These library-tables, with their laurel-crowned and altar-drum top, and altar-tripod pillar with laurel-wreathed palms and 'Apollo' griffin claws, serve to recall the triumph of the Art of Poetry.
This robust centre table form, in the French/antique manner, was introduced around 1800 by the connoisseur Thomas Hope (d. 1831), and inspired by the work of his friend Charles Percier, whose architectural work was popularised by his Recueil de Décorations Intérieures, 1801. The table's Grecian-black inlay recalls the 'Etruscan' Grecian style popularised by The Works in Architecture of Robert and James Adam, 1773; and by Baron d' Hancarville's publication of Sir William Hamilton's Collection of Etruscan, Greek and Roman Antiquities (Naples, 1766-67).
Hope may also have been assisted by his architect Charles Heathcote Tatham (d. 1842) in the invention of this form of 'round monopodium' table, which was introduced at his Adam-built Duchess Street mansion/museum, which he part furnished in 1801 with a collection of Sir William Hamilton's Grecian vases. Hope's mahogany table, was ebony-inlaid with an 'Egyptian' starred diadem in harmony with the pedestal of the statue of the dawn-deity Aurora, which embellished his Breakfast Room. In 1804 Hope invited visitors to see his art collections at Duchess Street, and published a guide entitled, Household Furniture and Interior Decoration Executed from Designs by Thomas Hope, 1807 (pl. 39). The table was also engraved by Henry Moses in service as a card or 'loo' table, but with variations in its inlay, and published in Hope's Designs of Modern Costume, 1812. An enlarged edition of the latter was reissued in 1823 as A series of twenty-nine designs of Modern Costume drawn and engraved by Henry Moses, Esq. Hope's original table may also be that featured, but without the pillar inlay, in a watercolour executed about 1818 of the Small Drawing Room of his Surrey villa, The Deepdene (J. Morley, Regency Design, 1790-1840, London, 1993, p. 226 pl. LV).

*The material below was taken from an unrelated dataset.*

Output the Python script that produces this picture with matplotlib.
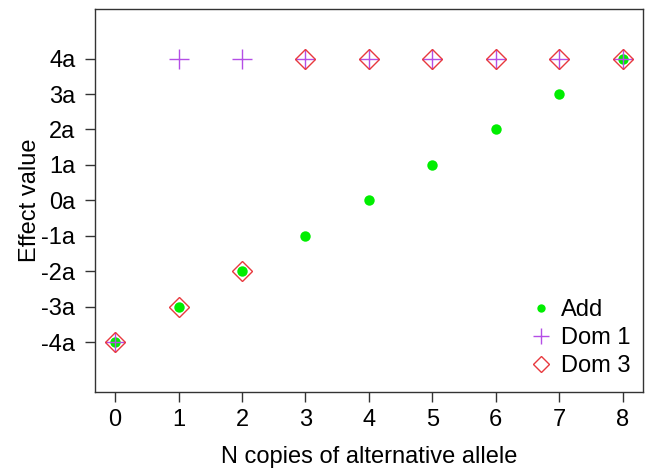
import numpy as np
import matplotlib
matplotlib.use("Agg")
from matplotlib import pyplot as plt

# Data
n_copies = [0, 1, 2, 3, 4, 5, 6, 7, 8]
add_vals = [-4, -3, -2, -1, 0, 1, 2, 3, 4]
dom1_vals = [-4, 4, 4, 4, 4, 4, 4, 4, 4]
dom3_vals = [-4, -3, -2, 4, 4, 4, 4, 4, 4]
y_ticks = [-4, -3, -2, -1, 0, 1, 2, 3, 4]
y_labels = ["-4a", "-3a", "-2a", "-1a", "0a", "1a", "2a", "3a", "4a"]

plt.rcParams['font.family'] = ['Liberation Sans', 'DejaVu Sans']

fig = plt.figure(figsize=(6.45, 4.71), dpi=100)
ax = fig.add_axes([0.147, 0.168, 0.850, 0.813])

ax.plot(n_copies, add_vals, 'o', color='#00EE00', ms=7.5, mec='none', label='Add')
ax.plot(n_copies, dom1_vals, '+', color='#B44EE6', ms=15, mew=1.0, label='Dom 1')
ax.plot(n_copies, dom3_vals, 'D', color='#E8393E', ms=10.5, mew=1.0, mfc='none', label='Dom 3')

ax.set_xlim(-0.32, 8.32)
ax.set_ylim(-5.4, 5.4)
ax.set_xticks(n_copies)
ax.set_yticks(y_ticks)
ax.set_yticklabels(y_labels)
ax.tick_params(axis='both', labelsize=17, length=7, width=1, color='#333333')
ax.tick_params(axis='x', pad=5)
ax.tick_params(axis='y', pad=7)
for s in ax.spines.values():
    s.set_color('#333333')
    s.set_linewidth(1.0)

ax.set_xlabel("N copies of alternative allele", fontsize=17, labelpad=11)
ax.set_ylabel("Effect value", fontsize=17, labelpad=0)

ax.legend(loc='lower right', frameon=False, fontsize=17, handletextpad=0.35,
          labelspacing=0.25, handlelength=1.0, borderaxespad=0.0, markerscale=0.8,
          bbox_to_anchor=(0.995, 0.014))

fig.savefig("out.png", dpi=100)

The execution of the present library-table reflects the influence of the Tenterden Street cabinet-maker, George Bullock (d. 1818), whose work was lauded in R. Ackermann's The Repository of Arts, 1816. Closely related wreaths were employed by the latter on the top of a table in 'bog oak from the Isle of Man' supplied to the Duke of Atholl at a cost of £21 (A. Coleridge, 'The work of George Bullock, cabinet-maker, in Scotland I', Connoissseur, April/May 1965, p. 250, fig. 2).
The present drum table relates to two in oak, sold anonymously at Christie's, London, 5 April 2001, lot 77, and at Christie's, New York, 14 April 1984, lot 169. A closely related mahogany library-table was sold at Sotheby's, London, 12 July 1963 lot 107, whilst a satinwood and ebony-inlaid drum library-table was in the possession of the antique dealer R.A. Lee in the 1940s (R.W. Symonds, 'Some Aspects of Regency Furniture', The Antique Collector, Sept-Oct., 1948, fig.9). A table corresponding to that illustrated at Duchess Street in 1807, is in the Victoria & Albert Museum, London (D. Watkin, Regency Furniture and Interior Decoration, London, 1971).
Frustratingly little is known of the late Wilfred Evill, other than as an ardent supporter both of Brighton Pavilion Furniture and of the Prince Regents' taste. A pioneering collector of Regency furniture, alongside Lord Gerald Wellesley and Edward Knoblock, his distinguished collection of Regency furniture was sold at Sotheby's, London, 12 July 1963. This latter sale included a writing-table sold from a Private Collection Boulle to Janesen, Christie's, London, 11 June 2003, lot 174.